Instruction:
Copy all of the material exactly. Pictures are not to appear in the copy.

Given information:
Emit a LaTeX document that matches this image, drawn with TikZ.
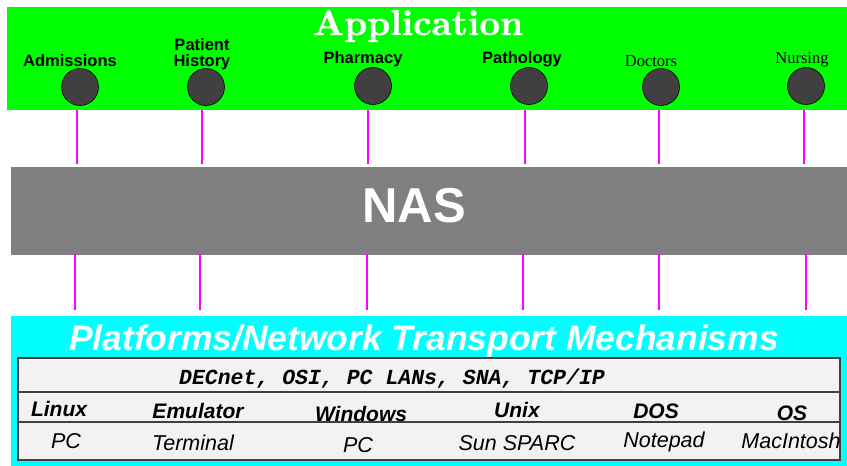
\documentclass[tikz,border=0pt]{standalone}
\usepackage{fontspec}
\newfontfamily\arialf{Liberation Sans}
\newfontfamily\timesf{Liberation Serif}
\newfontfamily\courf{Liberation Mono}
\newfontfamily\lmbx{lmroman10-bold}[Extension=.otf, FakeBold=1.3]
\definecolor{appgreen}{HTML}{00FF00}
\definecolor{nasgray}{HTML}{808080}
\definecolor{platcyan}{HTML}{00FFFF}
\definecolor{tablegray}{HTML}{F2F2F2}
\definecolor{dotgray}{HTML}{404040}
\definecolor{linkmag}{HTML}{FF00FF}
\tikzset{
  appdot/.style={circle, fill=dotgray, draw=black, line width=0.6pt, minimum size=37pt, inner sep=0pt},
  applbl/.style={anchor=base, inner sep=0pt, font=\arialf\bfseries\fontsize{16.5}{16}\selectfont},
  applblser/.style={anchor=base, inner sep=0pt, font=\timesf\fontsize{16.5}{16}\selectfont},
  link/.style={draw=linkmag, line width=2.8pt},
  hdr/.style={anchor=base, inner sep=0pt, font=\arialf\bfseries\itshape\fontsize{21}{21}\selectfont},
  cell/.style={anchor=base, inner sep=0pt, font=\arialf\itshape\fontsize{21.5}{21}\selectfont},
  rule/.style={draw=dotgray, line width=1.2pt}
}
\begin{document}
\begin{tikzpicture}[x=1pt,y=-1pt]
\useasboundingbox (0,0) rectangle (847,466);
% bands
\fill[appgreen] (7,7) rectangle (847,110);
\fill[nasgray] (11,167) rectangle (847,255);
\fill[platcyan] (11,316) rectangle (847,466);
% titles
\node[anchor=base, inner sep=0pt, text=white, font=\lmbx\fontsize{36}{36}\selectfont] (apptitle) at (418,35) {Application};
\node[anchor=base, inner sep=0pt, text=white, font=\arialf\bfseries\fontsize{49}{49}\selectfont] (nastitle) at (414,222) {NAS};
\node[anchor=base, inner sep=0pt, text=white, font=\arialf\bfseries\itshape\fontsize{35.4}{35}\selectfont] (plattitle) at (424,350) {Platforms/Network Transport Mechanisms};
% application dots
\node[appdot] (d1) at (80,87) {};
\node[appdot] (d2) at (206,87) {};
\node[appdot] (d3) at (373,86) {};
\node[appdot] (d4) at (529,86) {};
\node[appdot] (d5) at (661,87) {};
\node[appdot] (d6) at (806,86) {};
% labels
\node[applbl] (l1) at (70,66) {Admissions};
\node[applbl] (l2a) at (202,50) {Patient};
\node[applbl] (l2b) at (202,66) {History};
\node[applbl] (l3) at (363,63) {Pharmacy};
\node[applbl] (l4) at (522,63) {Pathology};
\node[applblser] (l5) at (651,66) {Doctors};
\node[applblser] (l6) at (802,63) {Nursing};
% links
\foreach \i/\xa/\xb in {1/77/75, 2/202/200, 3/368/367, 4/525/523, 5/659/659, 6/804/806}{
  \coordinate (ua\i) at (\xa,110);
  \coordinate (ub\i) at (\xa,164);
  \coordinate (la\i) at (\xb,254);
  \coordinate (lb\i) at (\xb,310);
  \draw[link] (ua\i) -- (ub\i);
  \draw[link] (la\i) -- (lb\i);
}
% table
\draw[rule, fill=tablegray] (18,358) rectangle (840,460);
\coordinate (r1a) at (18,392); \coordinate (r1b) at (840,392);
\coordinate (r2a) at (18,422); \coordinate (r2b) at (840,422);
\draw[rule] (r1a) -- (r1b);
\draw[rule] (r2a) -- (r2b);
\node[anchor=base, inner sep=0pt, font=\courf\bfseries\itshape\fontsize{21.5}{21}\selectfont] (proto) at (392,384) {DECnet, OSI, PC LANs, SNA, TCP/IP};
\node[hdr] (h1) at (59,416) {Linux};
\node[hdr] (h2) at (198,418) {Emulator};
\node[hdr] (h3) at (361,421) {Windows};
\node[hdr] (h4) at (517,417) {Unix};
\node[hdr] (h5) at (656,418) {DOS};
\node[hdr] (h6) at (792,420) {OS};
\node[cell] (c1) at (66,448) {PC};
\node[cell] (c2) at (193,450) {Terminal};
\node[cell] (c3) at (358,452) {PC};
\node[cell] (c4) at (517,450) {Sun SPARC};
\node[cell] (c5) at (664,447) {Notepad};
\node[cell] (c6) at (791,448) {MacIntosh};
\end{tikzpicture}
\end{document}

Problem solution:
Emit a LaTeX document that matches this image, drawn with TikZ.
\documentclass[tikz,border=0pt]{standalone}
\usepackage{fontspec}
\newfontfamily\arialf{Liberation Sans}
\newfontfamily\timesf{Liberation Serif}
\newfontfamily\courf{Liberation Mono}
\newfontfamily\lmbx{lmroman10-bold}[Extension=.otf, FakeBold=1.3]
\definecolor{appgreen}{HTML}{00FF00}
\definecolor{nasgray}{HTML}{808080}
\definecolor{platcyan}{HTML}{00FFFF}
\definecolor{tablegray}{HTML}{F2F2F2}
\definecolor{dotgray}{HTML}{404040}
\definecolor{linkmag}{HTML}{FF00FF}
\tikzset{
  appdot/.style={circle, fill=dotgray, draw=black, line width=0.6pt, minimum size=37pt, inner sep=0pt},
  applbl/.style={anchor=base, inner sep=0pt, font=\arialf\bfseries\fontsize{16.5}{16}\selectfont},
  applblser/.style={anchor=base, inner sep=0pt, font=\timesf\fontsize{16.5}{16}\selectfont},
  link/.style={draw=linkmag, line width=2.8pt},
  hdr/.style={anchor=base, inner sep=0pt, font=\arialf\bfseries\itshape\fontsize{21}{21}\selectfont},
  cell/.style={anchor=base, inner sep=0pt, font=\arialf\itshape\fontsize{21.5}{21}\selectfont},
  rule/.style={draw=dotgray, line width=1.2pt}
}
\begin{document}
\begin{tikzpicture}[x=1pt,y=-1pt]
\useasboundingbox (0,0) rectangle (847,466);
% bands
\fill[appgreen] (7,7) rectangle (847,110);
\fill[nasgray] (11,167) rectangle (847,255);
\fill[platcyan] (11,316) rectangle (847,466);
% titles
\node[anchor=base, inner sep=0pt, text=white, font=\lmbx\fontsize{36}{36}\selectfont] (apptitle) at (418,35) {Application};
\node[anchor=base, inner sep=0pt, text=white, font=\arialf\bfseries\fontsize{49}{49}\selectfont] (nastitle) at (414,222) {NAS};
\node[anchor=base, inner sep=0pt, text=white, font=\arialf\bfseries\itshape\fontsize{35.4}{35}\selectfont] (plattitle) at (424,350) {Platforms/Network Transport Mechanisms};
% application dots
\node[appdot] (d1) at (80,87) {};
\node[appdot] (d2) at (206,87) {};
\node[appdot] (d3) at (373,86) {};
\node[appdot] (d4) at (529,86) {};
\node[appdot] (d5) at (661,87) {};
\node[appdot] (d6) at (806,86) {};
% labels
\node[applbl] (l1) at (70,66) {Admissions};
\node[applbl] (l2a) at (202,50) {Patient};
\node[applbl] (l2b) at (202,66) {History};
\node[applbl] (l3) at (363,63) {Pharmacy};
\node[applbl] (l4) at (522,63) {Pathology};
\node[applblser] (l5) at (651,66) {Doctors};
\node[applblser] (l6) at (802,63) {Nursing};
% links
\foreach \i/\xa/\xb in {1/77/75, 2/202/200, 3/368/367, 4/525/523, 5/659/659, 6/804/806}{
  \coordinate (ua\i) at (\xa,110);
  \coordinate (ub\i) at (\xa,164);
  \coordinate (la\i) at (\xb,254);
  \coordinate (lb\i) at (\xb,310);
  \draw[link] (ua\i) -- (ub\i);
  \draw[link] (la\i) -- (lb\i);
}
% table
\draw[rule, fill=tablegray] (18,358) rectangle (840,460);
\coordinate (r1a) at (18,392); \coordinate (r1b) at (840,392);
\coordinate (r2a) at (18,422); \coordinate (r2b) at (840,422);
\draw[rule] (r1a) -- (r1b);
\draw[rule] (r2a) -- (r2b);
\node[anchor=base, inner sep=0pt, font=\courf\bfseries\itshape\fontsize{21.5}{21}\selectfont] (proto) at (392,384) {DECnet, OSI, PC LANs, SNA, TCP/IP};
\node[hdr] (h1) at (59,416) {Linux};
\node[hdr] (h2) at (198,418) {Emulator};
\node[hdr] (h3) at (361,421) {Windows};
\node[hdr] (h4) at (517,417) {Unix};
\node[hdr] (h5) at (656,418) {DOS};
\node[hdr] (h6) at (792,420) {OS};
\node[cell] (c1) at (66,448) {PC};
\node[cell] (c2) at (193,450) {Terminal};
\node[cell] (c3) at (358,452) {PC};
\node[cell] (c4) at (517,450) {Sun SPARC};
\node[cell] (c5) at (664,447) {Notepad};
\node[cell] (c6) at (791,448) {MacIntosh};
\end{tikzpicture}
\end{document}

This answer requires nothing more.